_Data extract_
○ ○ ○ ○ ○ ○ ○
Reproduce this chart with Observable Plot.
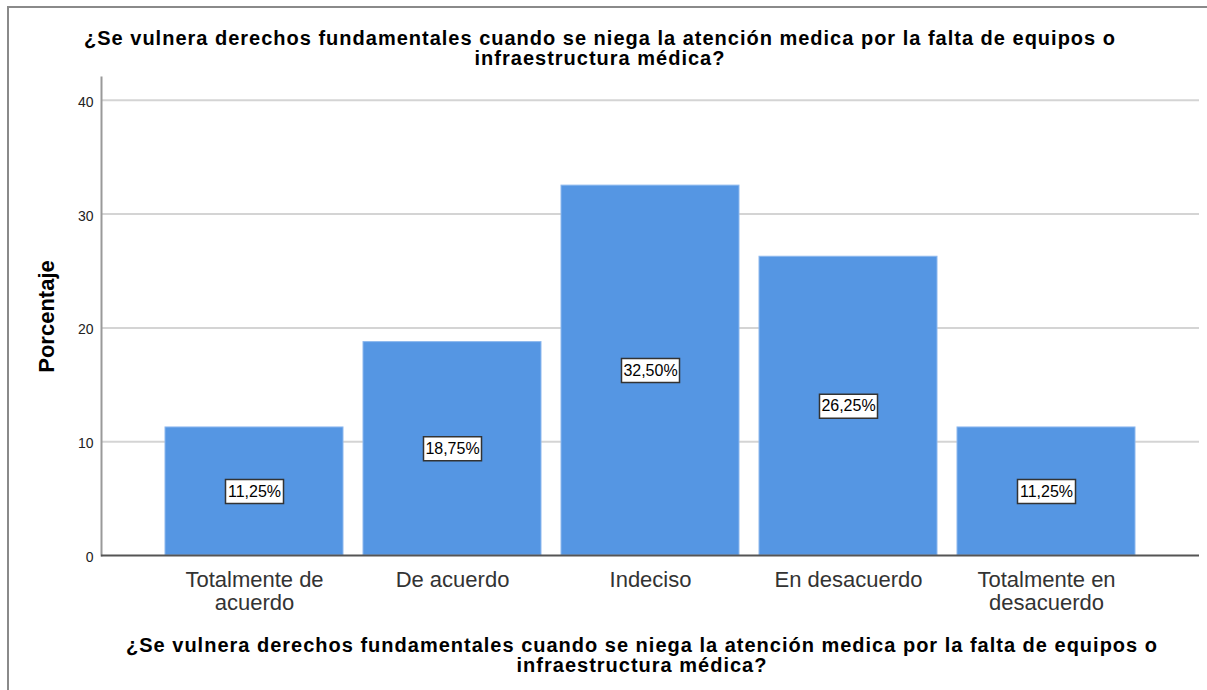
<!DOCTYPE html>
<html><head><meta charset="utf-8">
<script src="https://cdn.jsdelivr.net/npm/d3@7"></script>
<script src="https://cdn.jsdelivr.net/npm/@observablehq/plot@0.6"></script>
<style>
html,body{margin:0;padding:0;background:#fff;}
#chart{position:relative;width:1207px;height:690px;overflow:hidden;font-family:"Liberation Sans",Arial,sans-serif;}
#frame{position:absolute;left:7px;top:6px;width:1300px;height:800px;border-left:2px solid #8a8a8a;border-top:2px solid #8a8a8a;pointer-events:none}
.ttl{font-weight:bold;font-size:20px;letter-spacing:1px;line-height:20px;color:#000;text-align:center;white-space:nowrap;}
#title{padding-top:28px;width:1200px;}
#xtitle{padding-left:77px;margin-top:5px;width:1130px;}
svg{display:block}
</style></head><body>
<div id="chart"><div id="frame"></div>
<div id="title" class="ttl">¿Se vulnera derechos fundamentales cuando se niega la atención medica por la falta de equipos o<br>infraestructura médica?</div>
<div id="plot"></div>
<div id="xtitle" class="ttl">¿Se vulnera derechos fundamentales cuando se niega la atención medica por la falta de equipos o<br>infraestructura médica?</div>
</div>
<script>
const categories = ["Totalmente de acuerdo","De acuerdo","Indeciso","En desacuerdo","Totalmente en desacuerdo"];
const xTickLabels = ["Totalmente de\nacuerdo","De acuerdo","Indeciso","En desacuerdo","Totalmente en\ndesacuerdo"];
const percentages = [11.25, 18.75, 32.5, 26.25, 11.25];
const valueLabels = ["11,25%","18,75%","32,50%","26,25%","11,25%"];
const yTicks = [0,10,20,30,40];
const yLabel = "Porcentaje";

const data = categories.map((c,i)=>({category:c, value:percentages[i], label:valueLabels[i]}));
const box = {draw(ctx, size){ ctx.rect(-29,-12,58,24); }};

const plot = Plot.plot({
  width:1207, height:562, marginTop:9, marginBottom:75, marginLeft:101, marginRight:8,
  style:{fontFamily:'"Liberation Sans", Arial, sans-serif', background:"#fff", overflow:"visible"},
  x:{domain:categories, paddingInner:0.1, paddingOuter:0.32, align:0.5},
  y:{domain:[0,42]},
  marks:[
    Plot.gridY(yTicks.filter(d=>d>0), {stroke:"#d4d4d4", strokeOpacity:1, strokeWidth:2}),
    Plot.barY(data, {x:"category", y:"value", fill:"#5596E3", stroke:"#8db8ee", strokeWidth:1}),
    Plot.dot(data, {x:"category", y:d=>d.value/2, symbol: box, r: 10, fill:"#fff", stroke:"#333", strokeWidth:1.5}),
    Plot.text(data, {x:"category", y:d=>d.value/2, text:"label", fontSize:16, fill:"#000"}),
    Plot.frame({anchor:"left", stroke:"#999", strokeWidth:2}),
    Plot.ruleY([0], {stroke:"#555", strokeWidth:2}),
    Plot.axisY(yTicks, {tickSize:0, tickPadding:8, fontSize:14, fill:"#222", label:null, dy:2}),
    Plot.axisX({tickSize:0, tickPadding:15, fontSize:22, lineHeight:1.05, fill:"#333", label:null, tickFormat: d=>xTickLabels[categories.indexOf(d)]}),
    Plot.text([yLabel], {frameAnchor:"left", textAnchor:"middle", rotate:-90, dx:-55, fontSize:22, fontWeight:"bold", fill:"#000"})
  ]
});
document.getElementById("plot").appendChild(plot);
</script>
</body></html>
○ ○ ○ ○ ○ ○ ○
_What is required_
Take the listing and print it again exactly, but without any pictures.

_Finished answer_
Reproduce this chart with Observable Plot.
<!DOCTYPE html>
<html><head><meta charset="utf-8">
<script src="https://cdn.jsdelivr.net/npm/d3@7"></script>
<script src="https://cdn.jsdelivr.net/npm/@observablehq/plot@0.6"></script>
<style>
html,body{margin:0;padding:0;background:#fff;}
#chart{position:relative;width:1207px;height:690px;overflow:hidden;font-family:"Liberation Sans",Arial,sans-serif;}
#frame{position:absolute;left:7px;top:6px;width:1300px;height:800px;border-left:2px solid #8a8a8a;border-top:2px solid #8a8a8a;pointer-events:none}
.ttl{font-weight:bold;font-size:20px;letter-spacing:1px;line-height:20px;color:#000;text-align:center;white-space:nowrap;}
#title{padding-top:28px;width:1200px;}
#xtitle{padding-left:77px;margin-top:5px;width:1130px;}
svg{display:block}
</style></head><body>
<div id="chart"><div id="frame"></div>
<div id="title" class="ttl">¿Se vulnera derechos fundamentales cuando se niega la atención medica por la falta de equipos o<br>infraestructura médica?</div>
<div id="plot"></div>
<div id="xtitle" class="ttl">¿Se vulnera derechos fundamentales cuando se niega la atención medica por la falta de equipos o<br>infraestructura médica?</div>
</div>
<script>
const categories = ["Totalmente de acuerdo","De acuerdo","Indeciso","En desacuerdo","Totalmente en desacuerdo"];
const xTickLabels = ["Totalmente de\nacuerdo","De acuerdo","Indeciso","En desacuerdo","Totalmente en\ndesacuerdo"];
const percentages = [11.25, 18.75, 32.5, 26.25, 11.25];
const valueLabels = ["11,25%","18,75%","32,50%","26,25%","11,25%"];
const yTicks = [0,10,20,30,40];
const yLabel = "Porcentaje";

const data = categories.map((c,i)=>({category:c, value:percentages[i], label:valueLabels[i]}));
const box = {draw(ctx, size){ ctx.rect(-29,-12,58,24); }};

const plot = Plot.plot({
  width:1207, height:562, marginTop:9, marginBottom:75, marginLeft:101, marginRight:8,
  style:{fontFamily:'"Liberation Sans", Arial, sans-serif', background:"#fff", overflow:"visible"},
  x:{domain:categories, paddingInner:0.1, paddingOuter:0.32, align:0.5},
  y:{domain:[0,42]},
  marks:[
    Plot.gridY(yTicks.filter(d=>d>0), {stroke:"#d4d4d4", strokeOpacity:1, strokeWidth:2}),
    Plot.barY(data, {x:"category", y:"value", fill:"#5596E3", stroke:"#8db8ee", strokeWidth:1}),
    Plot.dot(data, {x:"category", y:d=>d.value/2, symbol: box, r: 10, fill:"#fff", stroke:"#333", strokeWidth:1.5}),
    Plot.text(data, {x:"category", y:d=>d.value/2, text:"label", fontSize:16, fill:"#000"}),
    Plot.frame({anchor:"left", stroke:"#999", strokeWidth:2}),
    Plot.ruleY([0], {stroke:"#555", strokeWidth:2}),
    Plot.axisY(yTicks, {tickSize:0, tickPadding:8, fontSize:14, fill:"#222", label:null, dy:2}),
    Plot.axisX({tickSize:0, tickPadding:15, fontSize:22, lineHeight:1.05, fill:"#333", label:null, tickFormat: d=>xTickLabels[categories.indexOf(d)]}),
    Plot.text([yLabel], {frameAnchor:"left", textAnchor:"middle", rotate:-90, dx:-55, fontSize:22, fontWeight:"bold", fill:"#000"})
  ]
});
document.getElementById("plot").appendChild(plot);
</script>
</body></html>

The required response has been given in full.